The quiet hibernation of winter has definitely given way to the frenetic activity of spring here in our little corner of the world. Physical signs abound, obviously, but it's the inanimate harbingers of spring that have got me thinking about "Community." Capital "c" Community because it's the community that is not visible to the naked eye and that must be developed over months if not years.
In the past week I've become expert at texting and emailing moms from baseball, soccer, and horse riding, organizing carpools. That is, we moms have been frantically trying to figure out how to balance homework, dinner planning, and daily sports practices that take place at the far ends of our community (as in, collection of small towns). This is particularly stressful for moms like myself who have antiquated ideas about cooking from scratch, family dinners, and early bedtimes for growing, exhausted kids. How to fit it all in? And make a lovely chicken curry (tonight's conundrum)?
Carpooling and texting and emailing might not seem like such radical activities (although anything I am able to master in the way of technology is a small victory in itself) except that back in the day when Dave and I were poor graduate students living off our credit cards we used to wax poetic about "Community." That elusive kind of community where you have elderly neighbors, hip young neighbors, kids, colleagues, mail carriers, family doctors, grocery store clerks... People you interact with on a regular basis, have a shared history with, help out in times of need, receive help from, share recipes, take in their mail and water their plants. And you do this over years and years.

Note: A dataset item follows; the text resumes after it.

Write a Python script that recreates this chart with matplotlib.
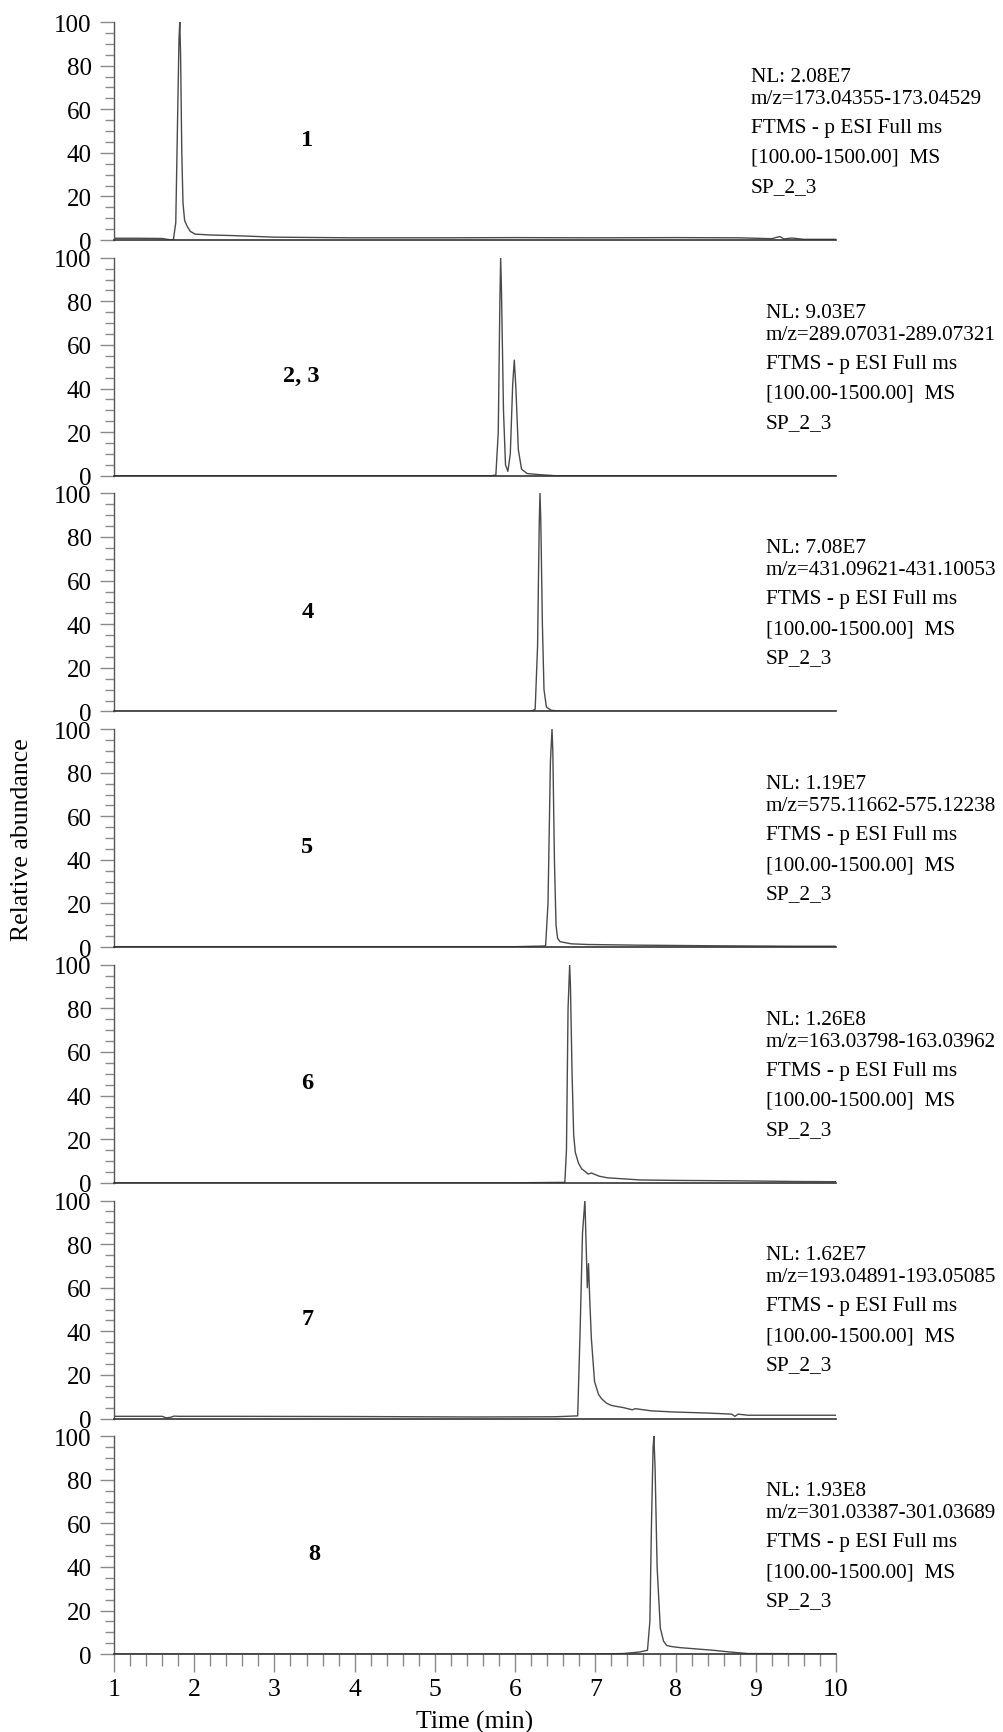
import matplotlib
matplotlib.use("Agg")
import matplotlib.pyplot as plt
from matplotlib.ticker import MultipleLocator

plt.rcParams['font.family'] = ['Liberation Serif', 'DejaVu Serif']

# chromatogram traces (time in min, relative abundance in %)
t1 = [1.0, 1.3, 1.6, 1.68, 1.74, 1.77, 1.79, 1.81, 1.82, 1.83, 1.845, 1.86, 1.88, 1.91, 1.95, 2.01,
      2.2, 2.5, 3.0, 4.0, 5.0, 6.0, 7.0, 8.0, 8.8, 9.2, 9.3, 9.35, 9.45, 9.6, 10.0]
i1 = [0.8, 0.8, 0.7, 0.2, 0.0, 8, 50, 92, 100, 85, 40, 17, 9, 6.4, 4, 2.7,
      2.3, 2.0, 1.3, 1.0, 1.0, 1.1, 1.0, 1.1, 1.0, 0.6, 1.6, 0.5, 0.9, 0.3, 0.3]

t2 = [1.0, 5.7, 5.76, 5.79, 5.81, 5.82, 5.83, 5.855, 5.88, 5.91, 5.94, 5.97, 5.99, 6.01, 6.04,
      6.08, 6.15, 6.3, 6.5, 10.0]
i2 = [0, 0, 0.3, 20, 80, 100, 85, 30, 5, 2, 10, 42, 53, 40, 12,
      3, 1, 0.5, 0, 0]

t3 = [1.0, 6.2, 6.25, 6.28, 6.30, 6.31, 6.32, 6.34, 6.36, 6.39, 6.45, 6.6, 10.0]
i3 = [0, 0, 1, 30, 85, 100, 88, 40, 10, 2, 0.5, 0, 0]

t4 = [1.0, 3.0, 6.0, 6.38, 6.41, 6.44, 6.46, 6.47, 6.49, 6.51, 6.53, 6.56, 6.6, 6.7, 6.9, 7.5,
      8.5, 9.5, 10.0]
i4 = [0.2, 0.2, 0.2, 0.5, 20, 85, 100, 90, 40, 10, 4, 2.5, 2.2, 1.5, 1.2, 0.9,
      0.6, 0.4, 0.4]

t5 = [1.0, 6.0, 6.62, 6.64, 6.66, 6.68, 6.69, 6.71, 6.73, 6.75, 6.79, 6.83, 6.88, 6.91, 6.95,
      7.05, 7.15, 7.56, 8.0, 8.8, 9.5, 10.0]
i5 = [0, 0, 0.2, 15, 80, 100, 90, 50, 22, 14, 9, 6.4, 5, 4, 4.5,
      3, 2.3, 1.3, 1.1, 0.9, 0.6, 0.5]

t6 = [1.0, 1.6, 1.65, 1.7, 1.75, 1.8, 2.5, 4.0, 5.5, 6.5, 6.78, 6.81, 6.84, 6.87, 6.885, 6.90,
      6.915, 6.93, 6.95, 6.99, 7.04, 7.08, 7.14, 7.2, 7.27, 7.35, 7.46, 7.5, 7.7, 7.97, 8.4, 8.7,
      8.74, 8.78, 8.9, 9.5, 10.0]
i6 = [1.0, 1.0, 0.3, 0.5, 1.1, 1.0, 1.0, 0.9, 0.7, 0.8, 1.2, 40, 85, 100, 80, 60,
      71, 55, 37, 17, 11, 9, 7, 6, 5.5, 5, 4, 4.5, 3.5, 3, 2.5, 2,
      1.0, 2, 1.5, 1.5, 1.5]

t7 = [1.0, 5.0, 7.0, 7.35, 7.55, 7.65, 7.68, 7.70, 7.72, 7.73, 7.745, 7.77, 7.81, 7.85, 7.89,
      7.95, 8.06, 8.47, 8.68, 8.9, 10.0]
i7 = [0, 0, 0.1, 0.3, 1, 1.8, 15, 60, 95, 100, 85, 40, 12, 6, 4,
      3.5, 3, 1.8, 1, 0.3, 0.2]

traces = [(t1, i1), (t2, i2), (t3, i3), (t4, i4), (t5, i5), (t6, i6), (t7, i7)]
compounds = ["1", "2, 3", "4", "5", "6", "7", "8"]
nl_values = ["2.08E7", "9.03E7", "7.08E7", "1.19E7", "1.26E8", "1.62E7", "1.93E8"]
mz_ranges = ["173.04355-173.04529", "289.07031-289.07321", "431.09621-431.10053",
             "575.11662-575.12238", "163.03798-163.03962", "193.04891-193.05085",
             "301.03387-301.03689"]
label_x = [3.41, 3.33, 3.41, 3.41, 3.41, 3.41, 3.49]
note_x = [751, 766, 766, 766, 766, 766, 766]
note_dy = [0, 22, 51, 81, 110]

W, H = 1004, 1733
fig = plt.figure(figsize=(W / 100, H / 100), dpi=100)

x_left, x_right = 114, 836
zero0, step, ph = 241, 235.7, 218
line_col = "#4a4a4a"
tick_col = "#8a8a8a"

for k, (t, y) in enumerate(traces):
    yz = zero0 + k * step
    ax = fig.add_axes([x_left / W, 1 - yz / H, (x_right - x_left) / W, ph / H])
    ax.plot(t, y, color=line_col, lw=1.0)
    ax.set_xlim(1, 10)
    ax.set_ylim(0, 100)
    ax.patch.set_alpha(0)
    for s in ["top", "right"]:
        ax.spines[s].set_visible(False)
    ax.spines["left"].set_color("#555555")
    ax.spines["bottom"].set_color("#333333")
    ax.spines["left"].set_linewidth(1.0)
    ax.spines["bottom"].set_linewidth(1.2)
    ax.yaxis.set_major_locator(MultipleLocator(20))
    ax.yaxis.set_minor_locator(MultipleLocator(5))
    ax.tick_params(axis="y", which="major", length=10, width=1, color=tick_col,
                   labelsize=18, pad=6)
    ax.tick_params(axis="y", which="minor", length=6.5, width=1, color=tick_col)
    if k == len(traces) - 1:
        ax.xaxis.set_major_locator(MultipleLocator(1))
        ax.xaxis.set_minor_locator(MultipleLocator(0.2))
        ax.tick_params(axis="x", which="major", length=13, width=1, color=tick_col,
                       labelsize=18.5, pad=4)
        ax.tick_params(axis="x", which="minor", length=8.5, width=1, color=tick_col)
    else:
        ax.set_xticks([])
    ax.text(label_x[k], 46, compounds[k], fontsize=17.5, fontweight="bold",
            ha="center", va="center")

    lines = ["NL: " + nl_values[k], "m/z=" + mz_ranges[k], "FTMS - p ESI Full ms",
             "[100.00-1500.00]  MS", "SP_2_3"]
    base = yz - 159
    for j, s in enumerate(lines):
        fig.text(note_x[k] / W, 1 - (base + note_dy[j]) / H, s, fontsize=15.3,
                 ha="left", va="baseline")

fig.text(22 / W, 1 - 840 / H, "Relative abundance", rotation=90, fontsize=18.5,
         ha="center", va="center")
fig.text(475 / W, 1 - 1722 / H, "Time (min)", fontsize=18.5, ha="center", va="center")

fig.savefig("out.png", dpi=100)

You watch their kids grow up, you help out when the little old lady needs her driveway shoveled or groceries picked up, you bring food when someone is sick or a baby is born.
At the time that we were building these community-castles-in-the-sky, we were living either in New Haven, Los Angeles, Paris, or Naknek, AK. We had graduate school community or cannery worker community. We didn't have Community--how can you when you're moving from one location to another every year?
Fast forward many years. We've been living in the same town for 13 years now, a record that rivals only that from when we were kids growing up in our respective hometowns. And in 6 years I'll have surpassed that hometown record. We've even lived on the same street, having bought a house a stone's throw from where we rented. When we moved here we didn't know anybody other than Dave's colleagues at the college. I really didn't know anyone. We had major culture shock--we came from Los Angeles to a small southeastern Washington town. We were used to radical, liberal, partying graduate students. We didn't find the same here. In LA we were part of the majority (politically speaking), here we are definitely in the minority. We felt very estranged, stranded, disconnected in our new home.
And then we had kids. Amazing how that can change things (understatement of the year, no?). I learned about play dates at the park, open gym at the local gymnastics club, swim lessons, local nature hikes with other homeschoolers. I learned about being a mom with other new moms, and from some old pros, too, and I learned about the natural rhythms of this place. I watched seasons come and go, over and over again. I raked the same sycamore leaves off my yard every year, at first with a kid in a baby sling, then with a kid jumping in the piles and another one in the sling. I grew into my new life and I made friends and acquaintances along the way.
So now, here I am, in my 13th spring. Yesterday I had to make sure that Dave picked up two other boys and take them along with Sam to baseball practice; I had to drive Grace's classmate home from horse riding. Today another parent will drive the kids, another one will pick them up. It struck me on that drive home from horse riding that we have this huge network now of people that we see all the time, people we see only in baseball season, and people we see somewhere in between. We have the community that we romanticized so long ago. It has its problems, like any community, but it's ours. We are invested in it, in our neighbors (whether we know them or not), in the parks and open spaces and rhythms of life.
Community is a good thing, isn't it?